Look below for the line with "Rebuild this chart as a web page, using Observable" and the line with "const rows = seriesNames.flatMap(s"; repeat exactly those two lines and all lines between them, but no pictures.

— Start of SUPPLIED RECORDS —

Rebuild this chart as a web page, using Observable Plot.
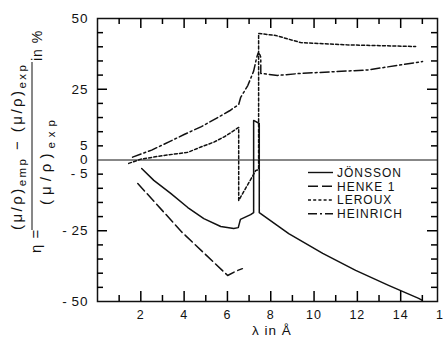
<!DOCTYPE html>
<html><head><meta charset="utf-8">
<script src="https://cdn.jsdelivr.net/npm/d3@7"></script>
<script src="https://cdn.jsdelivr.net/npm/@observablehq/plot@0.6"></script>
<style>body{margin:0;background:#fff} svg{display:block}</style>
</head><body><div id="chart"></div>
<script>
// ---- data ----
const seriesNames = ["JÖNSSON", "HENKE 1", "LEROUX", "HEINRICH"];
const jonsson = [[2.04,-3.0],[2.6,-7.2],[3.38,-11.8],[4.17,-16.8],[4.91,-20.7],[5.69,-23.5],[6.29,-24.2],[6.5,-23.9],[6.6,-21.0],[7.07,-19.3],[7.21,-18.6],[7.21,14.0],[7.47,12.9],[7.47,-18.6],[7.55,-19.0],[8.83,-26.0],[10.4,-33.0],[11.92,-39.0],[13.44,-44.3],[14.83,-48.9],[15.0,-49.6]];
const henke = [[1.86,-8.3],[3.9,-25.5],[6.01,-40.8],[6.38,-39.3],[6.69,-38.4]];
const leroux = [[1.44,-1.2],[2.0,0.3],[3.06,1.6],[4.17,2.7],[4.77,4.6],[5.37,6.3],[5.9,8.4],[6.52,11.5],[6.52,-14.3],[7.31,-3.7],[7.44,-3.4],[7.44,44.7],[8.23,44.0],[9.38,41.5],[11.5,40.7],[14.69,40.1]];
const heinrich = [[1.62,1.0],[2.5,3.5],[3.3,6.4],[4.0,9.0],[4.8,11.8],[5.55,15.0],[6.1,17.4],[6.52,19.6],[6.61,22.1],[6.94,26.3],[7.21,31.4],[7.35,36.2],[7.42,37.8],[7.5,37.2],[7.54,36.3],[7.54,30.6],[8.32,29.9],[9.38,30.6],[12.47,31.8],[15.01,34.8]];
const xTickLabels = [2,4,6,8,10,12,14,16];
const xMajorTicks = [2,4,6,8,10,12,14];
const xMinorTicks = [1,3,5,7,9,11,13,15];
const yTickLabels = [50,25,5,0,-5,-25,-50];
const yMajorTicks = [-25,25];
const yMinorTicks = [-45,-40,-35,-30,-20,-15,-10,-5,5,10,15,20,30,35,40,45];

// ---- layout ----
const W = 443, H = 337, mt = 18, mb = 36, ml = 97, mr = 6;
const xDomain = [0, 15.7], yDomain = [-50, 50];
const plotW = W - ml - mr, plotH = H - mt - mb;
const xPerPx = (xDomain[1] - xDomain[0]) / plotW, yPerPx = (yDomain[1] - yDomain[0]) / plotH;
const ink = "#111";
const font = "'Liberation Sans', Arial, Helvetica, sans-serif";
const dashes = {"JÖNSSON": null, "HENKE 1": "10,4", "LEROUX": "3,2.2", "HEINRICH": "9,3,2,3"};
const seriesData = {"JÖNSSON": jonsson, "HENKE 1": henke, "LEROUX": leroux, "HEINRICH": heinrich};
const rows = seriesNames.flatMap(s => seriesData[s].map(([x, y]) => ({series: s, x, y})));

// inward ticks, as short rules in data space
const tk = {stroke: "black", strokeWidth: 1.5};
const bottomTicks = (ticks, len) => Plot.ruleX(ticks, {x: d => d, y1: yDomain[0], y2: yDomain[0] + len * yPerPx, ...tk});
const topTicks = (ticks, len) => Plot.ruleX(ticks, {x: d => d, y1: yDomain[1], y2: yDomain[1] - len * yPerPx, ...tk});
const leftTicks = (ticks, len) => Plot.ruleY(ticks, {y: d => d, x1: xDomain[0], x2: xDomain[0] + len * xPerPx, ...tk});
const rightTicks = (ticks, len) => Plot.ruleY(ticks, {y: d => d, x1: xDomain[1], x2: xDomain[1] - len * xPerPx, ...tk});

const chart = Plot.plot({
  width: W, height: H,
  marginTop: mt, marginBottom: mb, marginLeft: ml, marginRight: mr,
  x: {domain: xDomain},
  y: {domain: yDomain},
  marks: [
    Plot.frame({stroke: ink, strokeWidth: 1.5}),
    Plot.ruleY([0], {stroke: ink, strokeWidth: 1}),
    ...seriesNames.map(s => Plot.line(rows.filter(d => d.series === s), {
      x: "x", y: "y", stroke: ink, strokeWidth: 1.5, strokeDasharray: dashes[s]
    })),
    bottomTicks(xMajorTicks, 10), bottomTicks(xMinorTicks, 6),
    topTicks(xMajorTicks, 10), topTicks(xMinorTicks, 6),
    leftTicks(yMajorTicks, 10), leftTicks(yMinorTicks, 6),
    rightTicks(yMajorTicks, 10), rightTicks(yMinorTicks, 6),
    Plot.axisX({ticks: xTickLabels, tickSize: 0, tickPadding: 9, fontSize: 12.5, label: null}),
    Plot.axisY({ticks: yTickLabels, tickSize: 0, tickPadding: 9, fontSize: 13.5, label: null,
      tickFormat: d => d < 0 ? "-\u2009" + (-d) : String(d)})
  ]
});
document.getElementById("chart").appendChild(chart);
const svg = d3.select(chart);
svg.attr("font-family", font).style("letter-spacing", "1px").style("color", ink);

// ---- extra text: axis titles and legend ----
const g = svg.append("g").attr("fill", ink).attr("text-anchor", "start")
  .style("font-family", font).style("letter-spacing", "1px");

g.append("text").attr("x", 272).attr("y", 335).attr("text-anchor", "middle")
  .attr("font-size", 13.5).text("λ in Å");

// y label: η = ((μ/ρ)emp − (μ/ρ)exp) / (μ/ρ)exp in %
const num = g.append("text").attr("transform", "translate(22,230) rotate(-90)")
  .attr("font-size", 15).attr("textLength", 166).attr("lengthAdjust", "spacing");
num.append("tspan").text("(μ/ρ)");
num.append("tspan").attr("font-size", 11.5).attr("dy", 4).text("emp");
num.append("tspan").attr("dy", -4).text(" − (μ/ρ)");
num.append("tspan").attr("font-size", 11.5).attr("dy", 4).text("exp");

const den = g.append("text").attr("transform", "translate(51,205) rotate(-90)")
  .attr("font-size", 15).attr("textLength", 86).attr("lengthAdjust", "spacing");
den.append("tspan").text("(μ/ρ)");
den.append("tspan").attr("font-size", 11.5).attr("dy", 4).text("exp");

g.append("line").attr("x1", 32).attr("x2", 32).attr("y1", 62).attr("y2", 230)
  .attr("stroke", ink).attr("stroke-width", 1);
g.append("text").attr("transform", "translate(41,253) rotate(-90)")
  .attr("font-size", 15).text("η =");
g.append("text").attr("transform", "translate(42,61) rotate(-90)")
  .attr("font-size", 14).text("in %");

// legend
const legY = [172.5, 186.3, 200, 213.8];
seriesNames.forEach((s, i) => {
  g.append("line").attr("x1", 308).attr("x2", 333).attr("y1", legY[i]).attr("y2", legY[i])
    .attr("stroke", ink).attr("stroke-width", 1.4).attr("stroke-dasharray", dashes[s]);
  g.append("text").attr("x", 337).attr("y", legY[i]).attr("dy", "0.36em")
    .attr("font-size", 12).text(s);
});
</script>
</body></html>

— End of SUPPLIED RECORDS —
— Start of SUPPLIED RECORDS —

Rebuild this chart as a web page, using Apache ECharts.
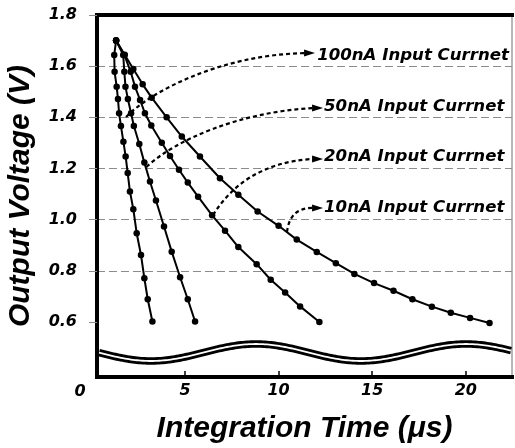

— End of SUPPLIED RECORDS —

» ANSWER FOR THIS EXERCISE
Rebuild this chart as a web page, using Observable Plot.
<!DOCTYPE html>
<html><head><meta charset="utf-8">
<script src="https://cdn.jsdelivr.net/npm/d3@7"></script>
<script src="https://cdn.jsdelivr.net/npm/@observablehq/plot@0.6"></script>
<style>body{margin:0;background:#fff} svg{display:block}</style>
</head><body><div id="chart"></div>
<script>
// ---- data ----
const seriesNames = ["JÖNSSON", "HENKE 1", "LEROUX", "HEINRICH"];
const jonsson = [[2.04,-3.0],[2.6,-7.2],[3.38,-11.8],[4.17,-16.8],[4.91,-20.7],[5.69,-23.5],[6.29,-24.2],[6.5,-23.9],[6.6,-21.0],[7.07,-19.3],[7.21,-18.6],[7.21,14.0],[7.47,12.9],[7.47,-18.6],[7.55,-19.0],[8.83,-26.0],[10.4,-33.0],[11.92,-39.0],[13.44,-44.3],[14.83,-48.9],[15.0,-49.6]];
const henke = [[1.86,-8.3],[3.9,-25.5],[6.01,-40.8],[6.38,-39.3],[6.69,-38.4]];
const leroux = [[1.44,-1.2],[2.0,0.3],[3.06,1.6],[4.17,2.7],[4.77,4.6],[5.37,6.3],[5.9,8.4],[6.52,11.5],[6.52,-14.3],[7.31,-3.7],[7.44,-3.4],[7.44,44.7],[8.23,44.0],[9.38,41.5],[11.5,40.7],[14.69,40.1]];
const heinrich = [[1.62,1.0],[2.5,3.5],[3.3,6.4],[4.0,9.0],[4.8,11.8],[5.55,15.0],[6.1,17.4],[6.52,19.6],[6.61,22.1],[6.94,26.3],[7.21,31.4],[7.35,36.2],[7.42,37.8],[7.5,37.2],[7.54,36.3],[7.54,30.6],[8.32,29.9],[9.38,30.6],[12.47,31.8],[15.01,34.8]];
const xTickLabels = [2,4,6,8,10,12,14,16];
const xMajorTicks = [2,4,6,8,10,12,14];
const xMinorTicks = [1,3,5,7,9,11,13,15];
const yTickLabels = [50,25,5,0,-5,-25,-50];
const yMajorTicks = [-25,25];
const yMinorTicks = [-45,-40,-35,-30,-20,-15,-10,-5,5,10,15,20,30,35,40,45];

// ---- layout ----
const W = 443, H = 337, mt = 18, mb = 36, ml = 97, mr = 6;
const xDomain = [0, 15.7], yDomain = [-50, 50];
const plotW = W - ml - mr, plotH = H - mt - mb;
const xPerPx = (xDomain[1] - xDomain[0]) / plotW, yPerPx = (yDomain[1] - yDomain[0]) / plotH;
const ink = "#111";
const font = "'Liberation Sans', Arial, Helvetica, sans-serif";
const dashes = {"JÖNSSON": null, "HENKE 1": "10,4", "LEROUX": "3,2.2", "HEINRICH": "9,3,2,3"};
const seriesData = {"JÖNSSON": jonsson, "HENKE 1": henke, "LEROUX": leroux, "HEINRICH": heinrich};
const rows = seriesNames.flatMap(s => seriesData[s].map(([x, y]) => ({series: s, x, y})));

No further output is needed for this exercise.